Entering a new decade, California is primed to implement several bills signed into law at the end of 2019 that seem poised to turbocharge the trend of making accessory dwelling units (“ADUs”) less expensive, easier to get approved, and much more common in the Golden State. Despite these salutary efforts, however, obstacles to the successful implementation of these laws still remain, in the form of ongoing local animosity towards the additional density created by these structures. While the future is unclear, it is likely that such policies will continue to face headwinds from local jurisdictions protecting their turf.
This wave of new legislation perpetuates an effort that began under Governor Jerry Brown starting in 2016 and continued at brisk, steady pace for some time thereafter as previously noted in my blog. During this period, it was not unusual to read articles with headlines like “California ADU Applications Skyrocket After Regulatory Reform” in our daily newsfeeds. While this legislation made ADUs legal throughout the state and outlined a path to legal conformance for such structures that were built illegally, however, local jurisdictions were left with the task of enacting ordinances to implement these new requirements.
As a result, many municipalities thwarted the construction of ADUs by such methods as refusing to allow garage conversions because they were not specifically addressed in the statute, creating onerous “impact” fee schedules that made projects unaffordable, adding oppressive parking requirements to ADU projects, imposing owner occupancy requirements of up to five years on ADUs, and generally burdening ADU applicants with hearings and project reviews. Clearly, local residents—and by extension, local government—were loath to give up control over the development of this type of housing.
In response to these limitations on ADU expansion, the state legislature during its most recent session enacted, and the governor thereupon signed, several statutes that were designed to constrain local authorities’ efforts to countermand these activities. Several of these new laws are discussed below.
Shortened approvals and less red tape
AB 68 and AB 881 require all ADU applications to be acted on within 60 days of filing. In addition, the municipality is not allowed to consider the merits of the design or its environmental impact. Instead, an ADU project will only subject to ministerial approval; this means that the project will not be subject to discretionary review or hearings, but rather will simply be a straightforward transaction in the municipal development center, just like a building permit application.
Further, these laws establish statewide minimum lot size requirements, and impose uniform maximum ADU dimensions.
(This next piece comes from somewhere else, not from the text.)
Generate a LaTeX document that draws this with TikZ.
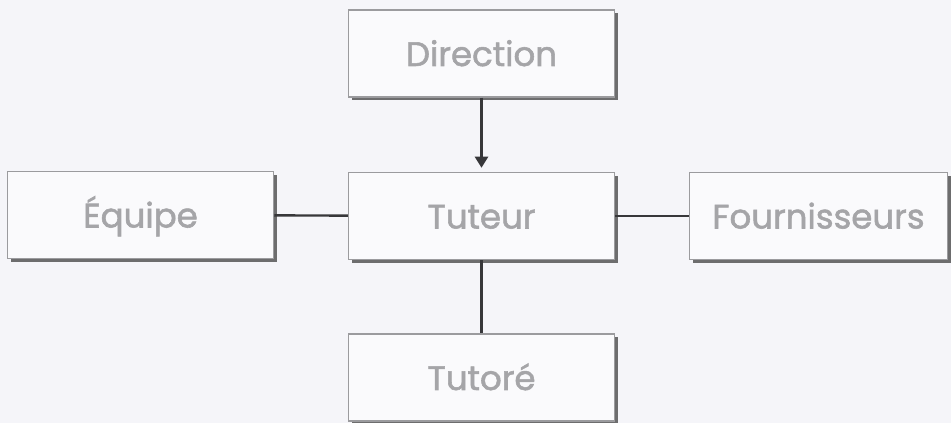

These laws also allow for “junior” ADUs where certain access, setback and other criteria are met. Garage conversions are also now specifically allowed.
The complete text of AB 68 may be found here, and the complete text of AB 881 may be found here.
Ban on owner-occupancy requirements and limits on fees
SB 13 mandates that local jurisdictions may not require an owner-applicant to reside in either the primary dwelling or the ADU. This provision is scheduled to sunset in 2025 unless renewed. In addition, this legislation creates a tiered fee structure that charges ADUs based on their size and location, a fairer approach than had been imposed by many jurisdictions; for example, there are no impact fees on ADUs smaller than 750 square feet.
The complete text of SB 13 may be found here.
HOA restrictions and other legislation
AB 670, which applies to planned developments, bars HOAs from prohibiting ADUs. Specifically, this new law makes unlawful any HOA condition that unreasonably restricts the construction of ADUs and junior ADUs on single-family residential lots. For purposes of this statute, an HOA condition is deemed to be unreasonably restrictive if it unreasonably increases the cost and effectively prohibits the construction of an ADU or a junior ADU.
According to the Community Associations Institute, a national trade group, over 9 million Californians live in residences governed by homeowners associations. Given this fact, of all the new ADU laws going into effect this year, AB 670 may have the broadest impact statewide.
The complete text of AB 670 may be found here.
In addition to AB 670, there are other laws becoming effective January 1, 2020, that may also have some impact on the development of ADUs in California, most notably AB 587 and AB 671. AB 587 will make it possible for a nonprofit organization serving low-income families to sell or convey an ADU located on its property separately from the primary residence under certain limited conditions. AB 671 will require local governments to include in their General Plan housing elements plans to promote the creation of ADUs as affordable housing.
The complete text of AB 587 may be found here, and the complete text of AB 671 may be found here.
Impact of the new ADU push
As with earlier efforts to encourage the development of ADUs statewide, these new laws require local jurisdictions to bring their ordinances into compliance with these mandates as of their effective date. In contrast with prior California ADU legislation, however, these new statutes have more teeth when it comes to dealing with the failure of local laws to comply with their requirements.
In particular, prior statutory reform efforts placed most of the burden of enforcing compliance with state ADU requirements on the developer. The current legislation, however, provides the state with additional tools to require cities and counties to make their ordinances conform to state law. This shift should help property owners avoid being forced to sue their cities to follow state law, as many have unfortunately had to do. Still, I would not expect cities and counties to simply roll over in the wake of these laws, so I would be prepared to continue to see litigation over ADUs in the future.